Rich reading, and reasons to write
 This morning, in time set aside to write, I slunk away from my desk for half an hour and started Hamish Clayton's Wulf (Penguin Books, 2011: you can read an informative review here). I found myself wanting to read aloud so as to live the words and see the images:
Every word spoken, sent like a raft of smoke onto the air of that strange country, smelled like the blood riding the breath of their great chief..
The prose is mesmerising and there's promise of a compelling story. I also love the occasional prose-poetry that marks off segments in the first chapter, and Clayton's hypnotic use of repetition. (Made a mental note to mention him in writing classes as an example of a writer who breaks that not-particularly-hard-&-fast rule beautifully. Beginner writers often unconsciously repeat words from sentence to sentence.) This'll probably turn out to be one of those books that will live on my bookshelves all my life: no trade-in at Arty Bees.
I did write, finding my way in the dark as usual. I love those sparking moments when a new aspect of a character whom you barely know enough to narrate, yet, reveals itself. Kept my leg tied to the chair.
I've also recently read Their Faces Were Shining (Tim Wilson, VUP), and August (Bernard Beckett, Text Publishing), but won't write about those novels here as am reviewing them for New Zealand Books. However, I'll say it was no hardship to have to reread them while preparing the review, and anyone who wants to be happily submerged in fiction over the Easter weekend could look to these two New Zealand writers.

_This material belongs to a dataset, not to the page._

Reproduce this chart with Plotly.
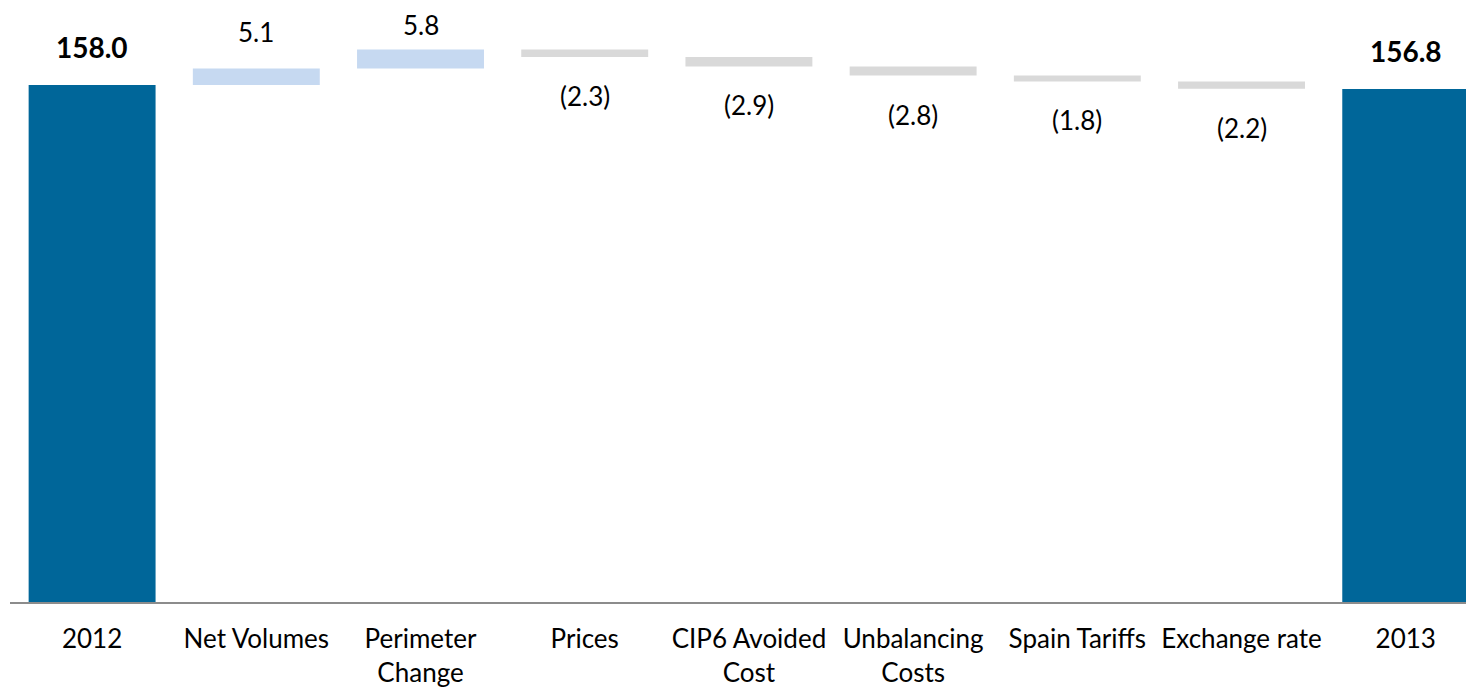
import plotly.graph_objects as go

categories = ["2012", "Net Volumes", "Perimeter<br>Change", "Prices", "CIP6 Avoided<br>Cost",
              "Unbalancing<br>Costs", "Spain Tariffs", "Exchange rate", "2013"]
values = [158.0, 5.1, 5.8, -2.3, -2.9, -2.8, -1.8, -2.2, 156.8]
measures = ["absolute", "relative", "relative", "relative", "relative",
            "relative", "relative", "relative", "absolute"]

DARK = "#006699"
LIGHT = "#C6D9F1"
GREY = "#D9D9D9"
FONT = "Lato"
YMAX = 184.0
PLOT_H = 602.0
PX_PER_UNIT = PLOT_H / YMAX

fig = go.Figure(go.Waterfall(
    x=list(range(len(categories))), y=values, measure=measures,
    increasing=dict(marker=dict(color=LIGHT)),
    decreasing=dict(marker=dict(color=GREY)),
    totals=dict(marker=dict(color=DARK)),
    connector=dict(visible=False),
    hoverinfo="skip",
))

# label positions in data units (clamped to stay inside the chart area top)
top_limit = YMAX - 25 / PX_PER_UNIT
annotations = []
cum = 0.0
for i, (v, m) in enumerate(zip(values, measures)):
    size = 26
    if m == "absolute":
        cum = v
        y = min(cum + 38 / PX_PER_UNIT, top_limit)
        txt = "<b>%.1f</b>" % v
        size = 28
    else:
        cum += v
        if v >= 0:
            y = min(cum + 36 / PX_PER_UNIT, top_limit)
            txt = "%.1f" % v
        else:
            y = cum - 39 / PX_PER_UNIT
            txt = "(%.1f)" % abs(v)
    annotations.append(dict(x=i, y=y, text=txt, showarrow=False, xref="x", yref="y",
                            yanchor="middle",
                            font=dict(family=FONT, size=size, color="black")))

fig.update_layout(
    width=1466, height=687,
    margin=dict(l=10, r=0, t=0, b=85),
    paper_bgcolor="white", plot_bgcolor="white",
    waterfallgap=0.227,
    showlegend=False,
    annotations=annotations,
    xaxis=dict(tickmode="array", tickvals=list(range(len(categories))), ticktext=categories,
               range=[-0.5, 8.367], showline=True,
               linecolor="#8C8C8C", linewidth=2, showgrid=False, zeroline=False, ticks="",
               tickfont=dict(family=FONT, size=26, color="black"),
               ticklabelstandoff=13, fixedrange=True),
    yaxis=dict(visible=False, range=[0, YMAX], showgrid=False, zeroline=False),
)

fig.write_html("out.html")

A significant cohort of the boys at Tobias Wolff's Old School (set, I think, in the 1950s) want to be writers. Of course, there's no mention of the Internet, or America's Next Top Model, or MTV. This atmosphere of dedicated literacy reminded me of reading old copies of Life magazine in Wellington Central Library while researching early 1960s US culture, and being startled by the elegance, lyricism and complexity of their current affairs writing – politics aside.
The school believes itself to be an egalitarian meritocracy, blind to class or financial distinctions. However, Wolff's protagonist, hiding his Jewishness because he has the 'tremor of apprehension' that the school somehow sets apart those identifying as Jewish, speculates on the motivation of the aspiring writers:
Maybe it seemed to them, as it did to me, that to be a writer was to escape the problems of blood and class. Writers formed a society of their own outside the common hierarchy.
Does anyone out there want to comment on why they write? Elizabeth Knox included her essay 'Why I Write' in her collection, The Love School (more on that another time). Elizabeth seems to me like someone who has always worked in interesting ways towards being conscious of what's going on in her mind (although she's also said that she's not the type of writer who's solely curious about her psychological workings, but instead naturally turns to making up stories, which tendency is pretty clear from the novels she's written). This extract is a lovely example of the consciousness, though:
In the dedication at the beginning of R. L. Stevenson's novel The Master of Ballantrae, the writer talks as if to to the father, who, addled by strokes, is no longer able to follow his work. Stevenson says what I'd like to say in dedicating my next book to my dead father (to the man his family all but lost years before he died). Stevenson says it perfectly, but I'd like to add this – that you don't just walk away from any of the people from whom you write. You notice them missing. You stop and go back and try to coax and help. You stand still and wait for them to be themselves again. Perhaps you get mad with them. But you wait, you wait. Then finally you walk off and leave them behind. And you find that, while you've waited, a dark wood has sprung up around you…
(A friend recently returned my copy of The Love School. I had mourned it, unable to remember whom I'd lent it to and thinking it lost, but it was on her bedside table the whole time, one of a pile of books lent over a year ago during a post-op recovery period. She's very good about – eventually – returning books, so I needn't have worried. These days I write down every book that leaves the house in a notebook kept on the bookshelves for the purpose. No more lost books! Who has my copy of Maurice Gee's The Big Season, or Patricia Grace's Baby No-Eyes? Huh?)
If we narrate our lives through our thoughts and dreams, first, and then through incidental conversations at work or the bus stop or on the pillow or in the car, that has never felt like enough for me. When I haven't been writing, I feel like I don't know myself. Even if everything other element in life is running along perfectly, it all feels skewiff. Conversely, dust can accumulate, letters can go unanswered, my attempts at cooking dinner can be mediocre, and it's all OK if I've written, even if the writing is unusable. And there's something about joining in with the song, the continued murmur, that long-lasting overseeing conversation and the talk that goes beyond our daily experience and is also tied to it.